◆ Given request ◆
Pictures are to be left out. Copy exactly the lines from the one containing "Convert this chart to Chart.js code." to the one containing "4274, 4399, 4525];", both ends kept.

[Entries with chart source code]
•••••

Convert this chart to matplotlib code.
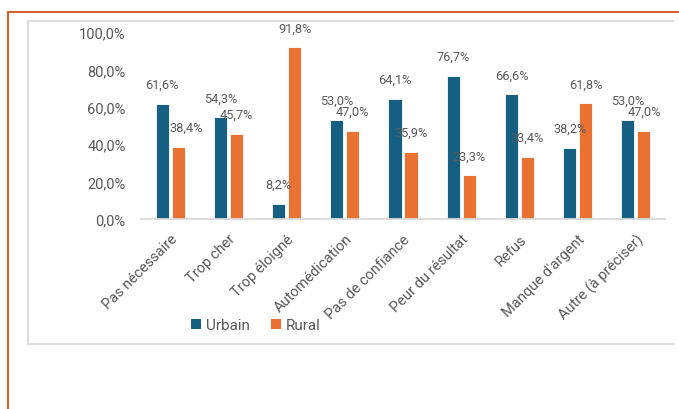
import matplotlib
matplotlib.use("Agg")
import matplotlib.pyplot as plt
from matplotlib.lines import Line2D
import numpy as np

categories = ["Pas nécessaire", "Trop cher", "Trop éloigné", "Automédication",
              "Pas de confiance", "Peur du résultat", "Refus", "Manque d'argent",
              "Autre (à préciser)"]
urbain = [61.6, 54.3, 8.2, 53.0, 64.1, 76.7, 66.6, 38.2, 53.0]
rural = [38.4, 45.7, 91.8, 47.0, 35.9, 23.3, 33.4, 61.8, 47.0]
yticks = [0, 20, 40, 60, 80, 100]
series_names = ["Urbain", "Rural"]

c_urb = "#156082"
c_rur = "#E97132"
txt = "#595959"

plt.rcParams['font.family'] = ['Roboto', 'DejaVu Sans']

W, H = 679, 410
fig = plt.figure(figsize=(W / 100, H / 100), dpi=100)

def fx(px):
    return px / W

def fy(py):
    return 1 - py / H

ax = fig.add_axes([fx(141), fy(220), fx(665) - fx(141), fy(33) - fy(220)])

x = np.arange(len(categories))
bw = 0.225
off = 0.138
b1 = ax.bar(x - off, urbain, bw, color=c_urb, edgecolor="white", linewidth=0.6, label=series_names[0])
b2 = ax.bar(x + off, rural, bw, color=c_rur, edgecolor="white", linewidth=0.6, label=series_names[1])

# small horizontal nudges of a few labels (in points), as in the reference
rural_dx = {0: 6}

for si, (xs, vals) in enumerate(((x - off, urbain), (x + off, rural))):
    for i, (xi, v) in enumerate(zip(xs, vals)):
        dx = rural_dx.get(i, 0) if si == 1 else 0
        ax.annotate(f"{v:.1f}%".replace(".", ","), (xi, v), xytext=(dx, 14),
                    textcoords="offset points", ha="center", va="center",
                    fontsize=9.2, color=txt, annotation_clip=False)

ax.set_xlim(-0.5, len(categories) - 0.5)
ax.set_ylim(0, 100)
ax.set_yticks(yticks)
ax.set_yticklabels([f"{t:.1f}%".replace(".", ",") for t in yticks], fontsize=10.5, color=txt)
ax.set_xticks(x)
ax.set_xticklabels(categories, rotation=45, ha="right", va="top",
                   rotation_mode="anchor", fontsize=10.5, color=txt)
ax.tick_params(axis="y", length=0, pad=11)
ax.tick_params(axis="x", length=0, pad=9)
for s in ["top", "right", "left"]:
    ax.spines[s].set_visible(False)
ax.spines["bottom"].set_color("#d9d9d9")
ax.spines["bottom"].set_linewidth(1.3)

leg = fig.legend(handles=[b1, b2], labels=series_names, loc="center left",
                 bbox_to_anchor=(fx(191), fy(326)), ncol=2, frameon=False,
                 handlelength=0.65, handleheight=0.65, handletextpad=0.3,
                 columnspacing=1.4, fontsize=11, labelcolor=txt,
                 borderaxespad=0, borderpad=0)
for h in leg.legend_handles:
    h.set_edgecolor("none")

# frames
gray = "#dcdcdc"
red = "#D0602E"
fig.add_artist(Line2D([fx(28), fx(673)], [fy(22), fy(22)], color=gray, lw=1.5, transform=fig.transFigure))
fig.add_artist(Line2D([fx(28), fx(673)], [fy(345), fy(345)], color=gray, lw=1.5, transform=fig.transFigure))
fig.add_artist(Line2D([fx(28), fx(28)], [fy(22), fy(345)], color=gray, lw=1.5, transform=fig.transFigure))
fig.add_artist(Line2D([fx(8), fx(679)], [fy(12.5), fy(12.5)], color=red, lw=1.5, transform=fig.transFigure))
fig.add_artist(Line2D([fx(8), fx(8)], [fy(12.5), fy(410)], color=red, lw=1.5, transform=fig.transFigure))

fig.savefig("out.png", dpi=100)
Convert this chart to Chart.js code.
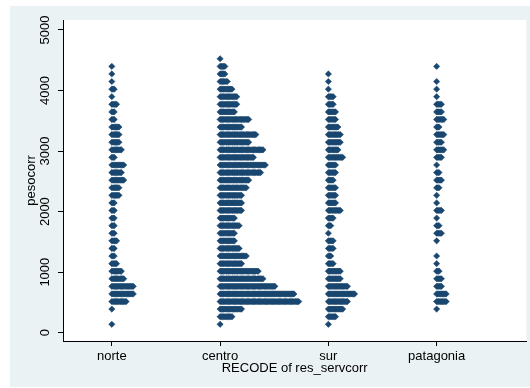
<!DOCTYPE html>
<html>
<head>
<meta charset="utf-8">
<title>pesocorr by RECODE of res_servcorr</title>
<script src="https://cdn.jsdelivr.net/npm/chart.js@4.4.1/dist/chart.umd.min.js"></script>
<style>
  html, body { margin: 0; padding: 0; background: #ffffff; }
  #wrap { width: 530px; height: 388px; }
</style>
</head>
<body>
<div id="wrap"><canvas id="dotplot" width="530" height="388"></canvas></div>
<script>
// Categories on the x axis
const categories = ['norte', 'centro', 'sur', 'patagonia'];

// y value of each bin (bottom to top)
const binMid = [139, 264, 390, 515, 640, 766, 891, 1016, 1141, 1267, 1392, 1517,
  1643, 1768, 1893, 2019, 2144, 2269, 2394, 2520, 2645, 2770, 2896, 3021,
  3146, 3272, 3397, 3522, 3647, 3773, 3898, 4023, 4149, 4274, 4399, 4525];

// number of dots in each bin, per category
const norteCounts = [1, 0, 1, 13, 19, 19, 11, 9, 5, 3, 3, 5, 3, 3, 3, 3, 3, 7,
  7, 11, 9, 11, 3, 9, 7, 7, 7, 3, 3, 5, 1, 3, 1, 1, 1, 0];
const centroCounts = [1, 11, 19, 67, 63, 47, 37, 33, 19, 23, 17, 13, 13, 17, 13, 19, 19, 19,
  23, 25, 35, 39, 29, 37, 25, 31, 19, 25, 13, 15, 15, 11, 7, 5, 5, 1];
const surCounts = [1, 7, 13, 17, 23, 17, 11, 11, 5, 3, 5, 5, 1, 3, 5, 11, 7, 7,
  7, 5, 7, 7, 13, 9, 11, 11, 9, 7, 7, 5, 5, 1, 1, 1, 0, 0];
const patagoniaCounts = [0, 0, 1, 9, 9, 5, 5, 3, 1, 1, 0, 1, 5, 3, 1, 5, 1, 1,
  3, 5, 3, 1, 5, 7, 5, 7, 3, 7, 5, 5, 1, 1, 1, 0, 1, 0];

// axis ticks
const yTicks = [0, 1000, 2000, 3000, 4000, 5000];
const xTicks = [1, 2, 3, 4];

const navy = '#1a476f';
const dotStep = 0.011; // horizontal offset between stacked dots, in x units

function buildPoints(counts, pos) {
  const pts = [];
  counts.forEach((n, i) => {
    for (let k = 0; k < n; k++) {
      pts.push({ x: pos + k * dotStep, y: binMid[i] });
    }
  });
  return pts;
}

const allCounts = [norteCounts, centroCounts, surCounts, patagoniaCounts];
const datasets = allCounts.map((counts, idx) => ({
  label: categories[idx],
  data: buildPoints(counts, idx + 1),
  pointStyle: 'rectRot',
  pointRadius: 3.1,
  pointHoverRadius: 3.1,
  backgroundColor: navy,
  borderColor: navy,
  borderWidth: 0.6,
  showLine: false
}));

// grey graph region with a white plot region
const backdrop = {
  id: 'backdrop',
  beforeDraw(chart) {
    const { ctx, chartArea } = chart;
    ctx.save();
    ctx.fillStyle = '#ffffff';
    ctx.fillRect(0, 0, chart.width, chart.height);
    ctx.fillStyle = '#eaf2f3';
    ctx.fillRect(10, 6, chart.width - 10, chart.height - 7);
    ctx.fillStyle = '#ffffff';
    ctx.fillRect(chartArea.left, chartArea.top,
      chartArea.right - chartArea.left, chartArea.bottom - chartArea.top);
    ctx.restore();
  }
};

const font = { family: '"Liberation Sans", Arial, sans-serif', size: 13 };

new Chart(document.getElementById('dotplot').getContext('2d'), {
  type: 'scatter',
  data: { datasets: datasets },
  options: {
    responsive: false,
    animation: false,
    layout: { padding: { left: 0, right: 2, top: 20, bottom: 0 } },
    plugins: {
      legend: { display: false },
      tooltip: { enabled: false }
    },
    scales: {
      x: {
        type: 'linear',
        min: 0.549,
        max: 4.828,
        afterBuildTicks: (scale) => { scale.ticks = xTicks.map(v => ({ value: v })); },
        afterFit: (scale) => { scale.height = 47; },
        grid: { display: true, drawOnChartArea: false, drawTicks: true, tickLength: 5, color: '#000' },
        border: { display: true, color: '#000', width: 1 },
        ticks: {
          color: '#000',
          font: font,
          padding: 3,
          maxRotation: 0,
          autoSkip: false,
          callback: (v) => categories[v - 1]
        },
        title: {
          display: true,
          text: 'RECODE of res_servcorr',
          color: '#000',
          font: font,
          padding: { top: 0, bottom: 12 }
        }
      },
      y: {
        min: -137,
        max: 5165,
        afterBuildTicks: (scale) => { scale.ticks = yTicks.map(v => ({ value: v })); },
        afterFit: (scale) => { scale.width = 63; },
        grid: { display: true, drawOnChartArea: false, drawTicks: true, tickLength: 5, color: '#000' },
        border: { display: true, color: '#000', width: 1 },
        ticks: {
          color: '#000',
          font: font,
          padding: -2,
          minRotation: 90,
          maxRotation: 90,
          crossAlign: 'center',
          autoSkip: false,
          callback: (v) => String(v)
        },
        title: {
          display: true,
          text: 'pesocorr',
          color: '#000',
          font: font,
          padding: { top: 24, bottom: 0 }
        }
      }
    }
  },
  plugins: [backdrop]
});
</script>
</body>
</html>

•••••

◆ Final result ◆
Convert this chart to Chart.js code.
<!DOCTYPE html>
<html>
<head>
<meta charset="utf-8">
<title>pesocorr by RECODE of res_servcorr</title>
<script src="https://cdn.jsdelivr.net/npm/chart.js@4.4.1/dist/chart.umd.min.js"></script>
<style>
  html, body { margin: 0; padding: 0; background: #ffffff; }
  #wrap { width: 530px; height: 388px; }
</style>
</head>
<body>
<div id="wrap"><canvas id="dotplot" width="530" height="388"></canvas></div>
<script>
// Categories on the x axis
const categories = ['norte', 'centro', 'sur', 'patagonia'];

// y value of each bin (bottom to top)
const binMid = [139, 264, 390, 515, 640, 766, 891, 1016, 1141, 1267, 1392, 1517,
  1643, 1768, 1893, 2019, 2144, 2269, 2394, 2520, 2645, 2770, 2896, 3021,
  3146, 3272, 3397, 3522, 3647, 3773, 3898, 4023, 4149, 4274, 4399, 4525];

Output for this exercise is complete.